Writers use their personal inspirations in a lot of different ways in their fiction.  It may be something only peripherally motivational, detected in a character name or subtle setting detail, and it may be so much as a complete rip-off.  Elizabeth Hand is a writer prone to using personal experience in creating her characters and settings, but to date has yet to dip into historical reference for inspiration.  Radiant Days (2012), however, finds the versatile writer paralleling the troubled youth of Arthur Rimbaud with the strife experienced by a gifted young woman trying to survive herself.

Merle is from a troubled home.  Her father a drinker and mother essentially non-existent, it’s only through the motivation of a teacher and a little luck that she gets a place at an art university in Washington D.C. in 1978.  Her first semester not going off as planned, an affair with a married woman, a failed trip to the big city, and a general rebelliousness serve to push her into the gutter: a university drop-out without a home.  Walking the riverbank one night she encounters an aging musician tramping it in rags and tattered boots.  Her life, surprisingly, changes forever.

Small moments in Arthur Rimbaud’s youth in France fictionalized before a strange portal in time brings him into Merle’s life, the young poet learns something of 1970s America in a wild time with Merle.  Hand having every opportunity to take the gimmick too far, she wisely keeps one hand on the leash, never letting Rimbaud stray too far.  The lives of the two troubled yet brilliant artists made to work analogously, Hand abandons the metaphor before it becomes too trite, allowing instead the depth of the two characters to drive what is, in fact, a revisioning of the Orpheus myth.

A young woman with little chance in the world who must make things happen for herself but not without first earning some cuts and scratches in the learning curve is a common enough sighting in a Hand story.  But thanks to Hand’s strong talent for character, Merle and Rimbaud fail to bore or underachieve.  Her plight rendered in direct, emotive terms, the reader becomes associated with the person, not the stereotype, and thus embeds themselves ever deeper in the story.  Rimbaud’s story less certain, Hand seems more sure writing the places and characters she knows than those she appreciates.  The dovetailing of the two’s lives, however, goes off without a hitch.
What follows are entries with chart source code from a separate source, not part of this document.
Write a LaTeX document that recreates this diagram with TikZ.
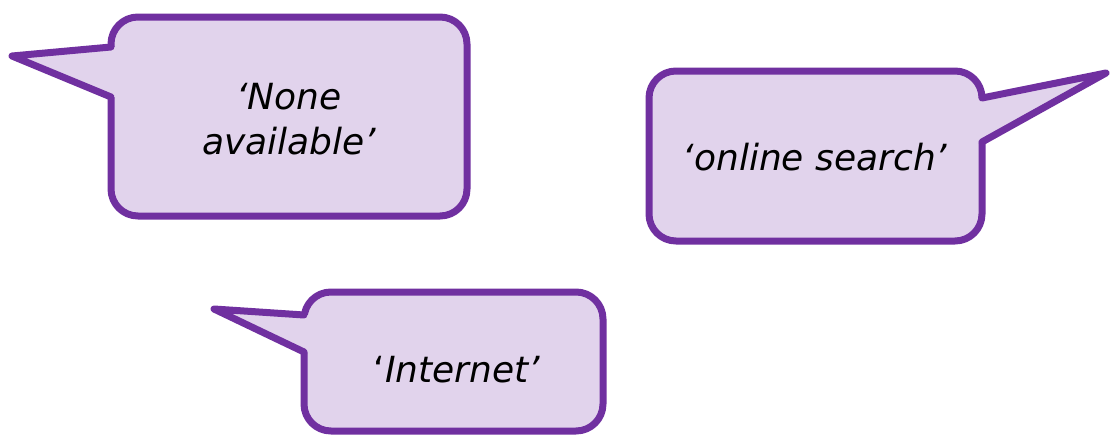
\documentclass[tikz,border=0pt]{standalone}
\usepackage{fontspec}
\setmainfont{DejaVu Sans}
\definecolor{bubblefill}{HTML}{E1D3EC}
\definecolor{bubbleline}{HTML}{7030A0}
\begin{document}
\begin{tikzpicture}[x=1pt,y=-1pt,
  box/.style={draw=bubbleline,fill=bubblefill,line width=7pt,rounded corners=27pt},
  tailfill/.style={fill=bubblefill},
  tailline/.style={draw=bubbleline,line width=7pt,line join=round,line cap=round},
  txt/.style={font=\fontsize{36}{45}\selectfont\itshape,text=black,inner sep=0pt,align=center}]
\useasboundingbox (0,0) rectangle (1112,437);
% bubble 1
\draw[box] (111,17) rectangle (467,216);
\coordinate (a1) at (111,47);
\coordinate (b1) at (111,97);
\coordinate (p1) at (12,56);
\fill[tailfill] (p1) -- (a1) -- (118,47) -- (118,97) -- (b1) -- cycle;
\draw[tailline] (a1) -- (p1) -- (b1);
\node[txt] (t1) at (289,119) {‘None\\available’};
% bubble 2
\draw[box] (649,71) rectangle (982,241);
\coordinate (a2) at (982,98);
\coordinate (b2) at (982,142);
\coordinate (p2) at (1106,73);
\fill[tailfill] (p2) -- (a2) -- (975,98) -- (975,142) -- (b2) -- cycle;
\draw[tailline] (a2) -- (p2) -- (b2);
\node[txt,anchor=base] (t2) at (815,170) {‘online search’};
% bubble 3
\draw[box] (304,292) rectangle (603,431);
\coordinate (a3) at (304,315);
\coordinate (b3) at (304,352);
\coordinate (p3) at (214,309);
\fill[tailfill] (p3) -- (a3) -- (311,315) -- (311,352) -- (b3) -- cycle;
\draw[tailline] (a3) -- (p3) -- (b3);
\node[txt,anchor=base] (t3) at (457,382) {{\upshape ‘}Internet’};
\end{tikzpicture}
\end{document}
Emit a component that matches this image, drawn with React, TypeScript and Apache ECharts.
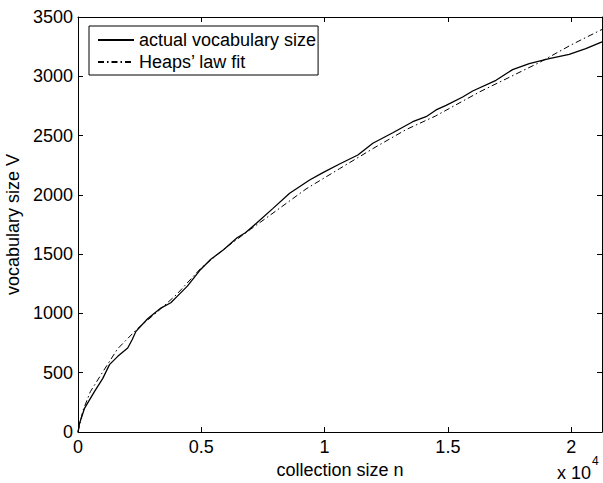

Kunstlerroman, Radiant Days describes the coming of age of a young woman who seems hell bent on preventing herself from ever being noticed let alone a success in the art realm.  Her innate talent not enough, the need to gain cognizance of the world at large and come to some terms of peace and understanding proves personally vital.  Written in Hand’s practiced pen, the author once again proves why she is one of the best fabulists on the market today—and hopefully some form of inspiration to other would-be writers to give up on tired imitation.